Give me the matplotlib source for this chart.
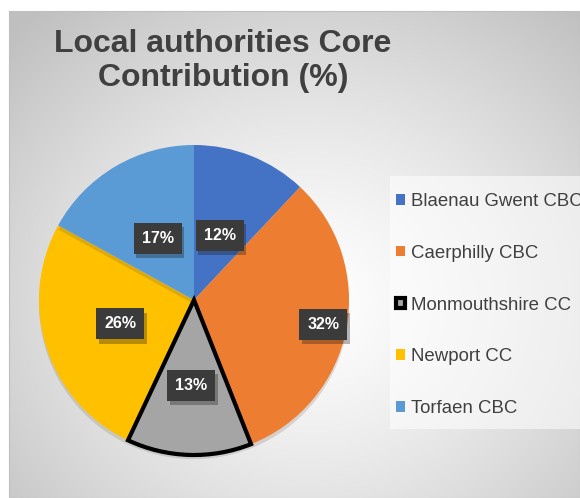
import numpy as np
import matplotlib
matplotlib.use("Agg")
import matplotlib.pyplot as plt
import matplotlib.patheffects as pe
from matplotlib.patches import Rectangle

plt.rcParams['font.family'] = ['Liberation Sans', 'DejaVu Sans']

# данные
authorities = ['Blaenau Gwent CBC', 'Caerphilly CBC', 'Monmouthshire CC',
               'Newport CC', 'Torfaen CBC']
shares = [12, 32, 13, 26, 17]
colors = ['#4472C4', '#ED7D31', '#A5A5A5', '#FFC000', '#5B9BD5']
label_dist = [0.45, 0.85, 0.55, 0.50, 0.46]

W, H = 580, 498
fig = plt.figure(figsize=(W / 100, H / 100), dpi=100)

# фон с радиальным градиентом
bg = fig.add_axes([9 / W, 0, 1 - 9 / W, (H - 11) / H])
yy, xx = np.mgrid[0:487, 0:571]
d = np.hypot((xx - 300) / 420, (yy - 290) / 380)
shade = 1 - 0.25 * np.clip(d, 0, 1) ** 1.3
bg.imshow(np.dstack([shade] * 3), aspect='auto', extent=(0, 1, 0, 1))
bg.set_xticks([])
bg.set_yticks([])
for s in bg.spines.values():
    s.set_color('#bfbfbf')

# круговая диаграмма
cx, cy, r = 194, 300, 155
ax = fig.add_axes([(cx - r) / W, (H - cy - r) / H, 2 * r / W, 2 * r / H])
wedges, _ = ax.pie(shares, colors=colors, startangle=90, counterclock=False,
                   wedgeprops=dict(linewidth=0))
wedges[2].set_edgecolor('black')
wedges[2].set_linewidth(3)
wedges[2].set_zorder(3)
for w in wedges:
    w.set_clip_on(False)
    w.set_path_effects([pe.SimplePatchShadow(offset=(0, -3), alpha=0.15),
                        pe.Normal()])
ax.set_xlim(-1, 1)
ax.set_ylim(-1, 1)
ax.set_aspect('equal')
ax.axis('off')

# подписи долей
for w, v, k in zip(wedges, shares, label_dist):
    ang = np.deg2rad((w.theta1 + w.theta2) / 2)
    t = ax.text(k * np.cos(ang), k * np.sin(ang), f'{v}%', ha='center', va='center',
                color='white', fontsize=11.5, fontweight='bold', zorder=5,
                bbox=dict(boxstyle='square,pad=0.5', facecolor='#3b3b3b',
                          edgecolor='none'))
    t.get_bbox_patch().set_path_effects([pe.SimplePatchShadow(offset=(2, -3), alpha=0.3),
                                         pe.Normal()])

# заголовок
fig.text(223 / W, 1 - 29 / H, 'Local authorities Core\nContribution (%)',
         ha='center', va='top', ma='center', fontsize=23, fontweight='bold',
         color='#404040', linespacing=1.18)

# легенда: подложка отдельно, сама легенда без рамки
fig.patches.append(Rectangle((390 / W, 1 - 429 / H), 1, (429 - 176) / H,
                             transform=fig.transFigure, facecolor='white',
                             alpha=0.55, edgecolor='none'))
leg = fig.legend(wedges, authorities, loc='upper left',
                 bbox_to_anchor=(396 / W, 1 - 193 / H), fontsize=13.4,
                 frameon=False, handlelength=0.5, handleheight=0.5,
                 handletextpad=0.28, labelspacing=1.87, borderpad=0,
                 borderaxespad=0)
for txt in leg.get_texts():
    txt.set_color('#404040')
for h in leg.legend_handles:
    h.set_path_effects([])

fig.savefig('out.png', dpi=100, facecolor='white')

▬▬▬

**Directive**:
Go through the data and count each line that has the word "matplotlib", then give the total alone.

**Output of the task**:
6